Scientific classification
- Domain: Eukaryota
- Kingdom: Animalia
- Phylum: Chordata
- Class: Aves
- Order: Podicipediformes
- Family: Podicipedidae
- Genus: Podiceps
- Species: †P. howardae
- Binomial name: †Podiceps howardae Storer, 2001

= Podiceps howardae =

- Authority: Storer, 2001

Extinct species of grebe

Podiceps howardae is a possible extinct species of grebe from the United States, possibly a larger and earlier form of the horned grebe (P. auritus).

==History==
In 2001 an article was published that took account of over 10,000 specimens coming from 112 bird species. The age of these fossils date from the Middle Miocene to the Zanclean found at Aurora, Beaufort County, North Carolina, collected from the 1960s to 1970s. The species is named in honor of the paleornithologist Hildegarde Howard for her contribution of fossil birds.

==Description==
Twenty two bones were used for description by American ornithologist Robert W. Storer. The holotype (USNM 252314) is a complete right femur. The femur is similar in proportions to the horned grebe, but differs in that the femur of P. howardae is narrower across the distal end as well as the external condyle being narrow too. Seven other femora were also found and assigned as the paratypes (KUVP 21240, USNM 177918, USNM 178151, USNM 206413, USNM 215453, USNM 215649, and USNM 460785). A nearly complete tarsometatarsus (KUVP 21239) and a proximal half of another one (USNM 250773) is similar in length and width of those found in the largest male horned grebe. The distal portion of the bone from another specimen (USNM 210531), however, shows to be more slender as seen in male and female members of horned grebes. Fragmentary tarsometatarsi, one of a proximal portion (USNM 193175) and the other a distal portion (USNM 206326), are more similar in size to USNM 210531. A nearly complete coracoid (USNM 177927) is similar in characteristic to those from horned grebes, but the sternal facet is relatively deeper. A nearly complete humerus (USNM 243764) has a length that is within the range of measurements seen in the humeri of female horned grebes.

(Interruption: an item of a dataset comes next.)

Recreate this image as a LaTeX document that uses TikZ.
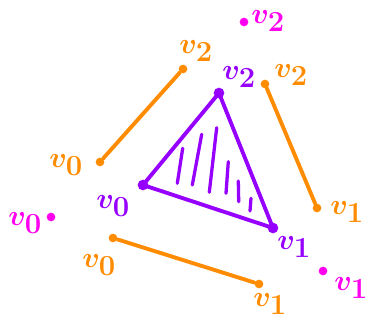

Additional humeri (a proximal portion USNM 183430 and four distal portions USNM 193242, USNM 215034, USNM 368557, USNM 430524) are within the size range of horned grebe humeri, though a fifth distal (USNM 407798) is much larger and might come from a male bird. The distal portion of an ulna (KUVP 21292) is slightly heavier and wider than the ulnae of horned grebes.

==Classification==
While Storer (2001) argued that the age and size of the grebe was sufficient to warrant as a new species, Olson and Rasmussen (2001) argued that the material should be transferred over to P. auritus instead.

==Paleobiology==
P. howardae comes from the Yorktown Formation dating to the Zanclean. Based on fossils of other birds and fish that have been found there, the area was a coastal environment where various of water and seabirds would have been found there in great abundance.